__Given exercise__
Repeat exactly the lines of the listing below, please, starting with the first and ending with the line containing "return (H - mb - p) / ph"; leave out the rest.
[BEGIN Listing]
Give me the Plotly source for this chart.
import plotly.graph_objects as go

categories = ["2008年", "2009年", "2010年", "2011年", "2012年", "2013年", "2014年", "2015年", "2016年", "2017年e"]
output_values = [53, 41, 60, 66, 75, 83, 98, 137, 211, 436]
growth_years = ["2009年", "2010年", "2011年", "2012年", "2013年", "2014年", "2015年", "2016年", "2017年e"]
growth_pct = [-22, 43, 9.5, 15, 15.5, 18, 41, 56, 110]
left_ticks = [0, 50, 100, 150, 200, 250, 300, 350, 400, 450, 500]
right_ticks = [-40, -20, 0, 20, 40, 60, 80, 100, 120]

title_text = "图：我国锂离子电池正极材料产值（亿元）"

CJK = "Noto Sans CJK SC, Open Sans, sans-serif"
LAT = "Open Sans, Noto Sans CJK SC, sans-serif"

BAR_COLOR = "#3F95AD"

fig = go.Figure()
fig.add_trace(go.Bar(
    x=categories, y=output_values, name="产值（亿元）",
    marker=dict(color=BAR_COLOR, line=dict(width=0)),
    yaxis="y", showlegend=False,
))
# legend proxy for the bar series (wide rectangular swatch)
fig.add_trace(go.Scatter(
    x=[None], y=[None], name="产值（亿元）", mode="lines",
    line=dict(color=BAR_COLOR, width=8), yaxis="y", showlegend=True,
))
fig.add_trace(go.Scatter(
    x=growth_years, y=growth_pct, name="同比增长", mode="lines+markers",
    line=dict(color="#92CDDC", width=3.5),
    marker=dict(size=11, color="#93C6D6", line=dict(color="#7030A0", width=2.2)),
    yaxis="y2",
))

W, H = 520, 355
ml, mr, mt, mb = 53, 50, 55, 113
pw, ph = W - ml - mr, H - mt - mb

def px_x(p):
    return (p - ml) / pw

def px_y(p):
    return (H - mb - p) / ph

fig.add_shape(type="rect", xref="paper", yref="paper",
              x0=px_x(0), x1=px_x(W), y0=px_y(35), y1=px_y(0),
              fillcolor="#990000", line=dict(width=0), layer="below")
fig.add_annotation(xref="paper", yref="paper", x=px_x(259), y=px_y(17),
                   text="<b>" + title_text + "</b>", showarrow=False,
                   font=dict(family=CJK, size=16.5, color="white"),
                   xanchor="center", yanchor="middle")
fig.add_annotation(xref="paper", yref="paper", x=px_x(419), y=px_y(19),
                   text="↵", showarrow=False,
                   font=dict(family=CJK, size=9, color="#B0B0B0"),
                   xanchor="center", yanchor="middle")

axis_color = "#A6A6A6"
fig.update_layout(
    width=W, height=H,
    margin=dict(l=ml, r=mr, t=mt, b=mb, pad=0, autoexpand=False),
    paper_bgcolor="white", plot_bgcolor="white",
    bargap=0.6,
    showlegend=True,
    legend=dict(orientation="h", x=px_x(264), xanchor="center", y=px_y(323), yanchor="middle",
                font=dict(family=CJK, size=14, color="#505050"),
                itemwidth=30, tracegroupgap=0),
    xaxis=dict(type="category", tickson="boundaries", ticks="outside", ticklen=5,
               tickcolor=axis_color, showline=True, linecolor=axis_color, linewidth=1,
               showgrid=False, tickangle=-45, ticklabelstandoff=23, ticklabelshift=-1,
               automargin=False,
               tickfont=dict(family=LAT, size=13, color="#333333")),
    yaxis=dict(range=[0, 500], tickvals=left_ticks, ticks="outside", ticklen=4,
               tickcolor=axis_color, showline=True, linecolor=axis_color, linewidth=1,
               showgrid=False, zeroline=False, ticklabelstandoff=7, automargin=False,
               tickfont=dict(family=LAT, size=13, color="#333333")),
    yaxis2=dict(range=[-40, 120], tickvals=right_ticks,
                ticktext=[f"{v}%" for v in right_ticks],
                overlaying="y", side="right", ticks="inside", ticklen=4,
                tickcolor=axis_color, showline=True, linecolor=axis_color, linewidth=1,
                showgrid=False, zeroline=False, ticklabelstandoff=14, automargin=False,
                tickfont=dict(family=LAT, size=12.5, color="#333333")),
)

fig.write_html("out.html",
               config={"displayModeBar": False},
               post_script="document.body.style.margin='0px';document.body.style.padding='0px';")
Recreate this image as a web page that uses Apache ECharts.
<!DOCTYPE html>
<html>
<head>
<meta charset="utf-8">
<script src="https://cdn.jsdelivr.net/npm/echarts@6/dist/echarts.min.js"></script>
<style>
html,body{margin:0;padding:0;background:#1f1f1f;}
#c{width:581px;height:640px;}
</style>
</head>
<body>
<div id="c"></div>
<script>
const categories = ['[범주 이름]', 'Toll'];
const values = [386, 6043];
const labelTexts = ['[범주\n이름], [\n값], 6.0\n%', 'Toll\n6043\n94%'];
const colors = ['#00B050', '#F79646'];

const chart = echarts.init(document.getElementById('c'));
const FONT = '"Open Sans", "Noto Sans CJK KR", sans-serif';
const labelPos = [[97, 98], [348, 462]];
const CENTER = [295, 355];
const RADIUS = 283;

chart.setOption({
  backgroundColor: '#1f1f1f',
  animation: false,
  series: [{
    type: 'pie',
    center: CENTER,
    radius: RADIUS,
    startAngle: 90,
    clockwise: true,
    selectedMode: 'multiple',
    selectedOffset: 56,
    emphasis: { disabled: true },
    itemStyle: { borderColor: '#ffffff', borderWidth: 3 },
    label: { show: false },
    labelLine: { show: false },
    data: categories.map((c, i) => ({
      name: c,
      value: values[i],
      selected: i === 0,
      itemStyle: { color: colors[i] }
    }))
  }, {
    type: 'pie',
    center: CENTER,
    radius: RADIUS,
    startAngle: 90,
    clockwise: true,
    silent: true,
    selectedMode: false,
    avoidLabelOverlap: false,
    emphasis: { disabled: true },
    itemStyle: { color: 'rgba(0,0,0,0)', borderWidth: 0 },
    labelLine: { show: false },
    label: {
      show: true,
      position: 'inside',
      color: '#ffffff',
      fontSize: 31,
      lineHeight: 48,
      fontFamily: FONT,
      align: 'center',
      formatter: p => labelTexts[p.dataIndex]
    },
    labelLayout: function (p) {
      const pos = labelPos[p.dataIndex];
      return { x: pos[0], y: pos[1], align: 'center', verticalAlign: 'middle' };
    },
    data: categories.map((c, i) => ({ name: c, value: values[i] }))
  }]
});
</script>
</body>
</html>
[END Listing]
__Response__
Give me the Plotly source for this chart.
import plotly.graph_objects as go

categories = ["2008年", "2009年", "2010年", "2011年", "2012年", "2013年", "2014年", "2015年", "2016年", "2017年e"]
output_values = [53, 41, 60, 66, 75, 83, 98, 137, 211, 436]
growth_years = ["2009年", "2010年", "2011年", "2012年", "2013年", "2014年", "2015年", "2016年", "2017年e"]
growth_pct = [-22, 43, 9.5, 15, 15.5, 18, 41, 56, 110]
left_ticks = [0, 50, 100, 150, 200, 250, 300, 350, 400, 450, 500]
right_ticks = [-40, -20, 0, 20, 40, 60, 80, 100, 120]

title_text = "图：我国锂离子电池正极材料产值（亿元）"

CJK = "Noto Sans CJK SC, Open Sans, sans-serif"
LAT = "Open Sans, Noto Sans CJK SC, sans-serif"

BAR_COLOR = "#3F95AD"

fig = go.Figure()
fig.add_trace(go.Bar(
    x=categories, y=output_values, name="产值（亿元）",
    marker=dict(color=BAR_COLOR, line=dict(width=0)),
    yaxis="y", showlegend=False,
))
# legend proxy for the bar series (wide rectangular swatch)
fig.add_trace(go.Scatter(
    x=[None], y=[None], name="产值（亿元）", mode="lines",
    line=dict(color=BAR_COLOR, width=8), yaxis="y", showlegend=True,
))
fig.add_trace(go.Scatter(
    x=growth_years, y=growth_pct, name="同比增长", mode="lines+markers",
    line=dict(color="#92CDDC", width=3.5),
    marker=dict(size=11, color="#93C6D6", line=dict(color="#7030A0", width=2.2)),
    yaxis="y2",
))

W, H = 520, 355
ml, mr, mt, mb = 53, 50, 55, 113
pw, ph = W - ml - mr, H - mt - mb

def px_x(p):
    return (p - ml) / pw

def px_y(p):
    return (H - mb - p) / ph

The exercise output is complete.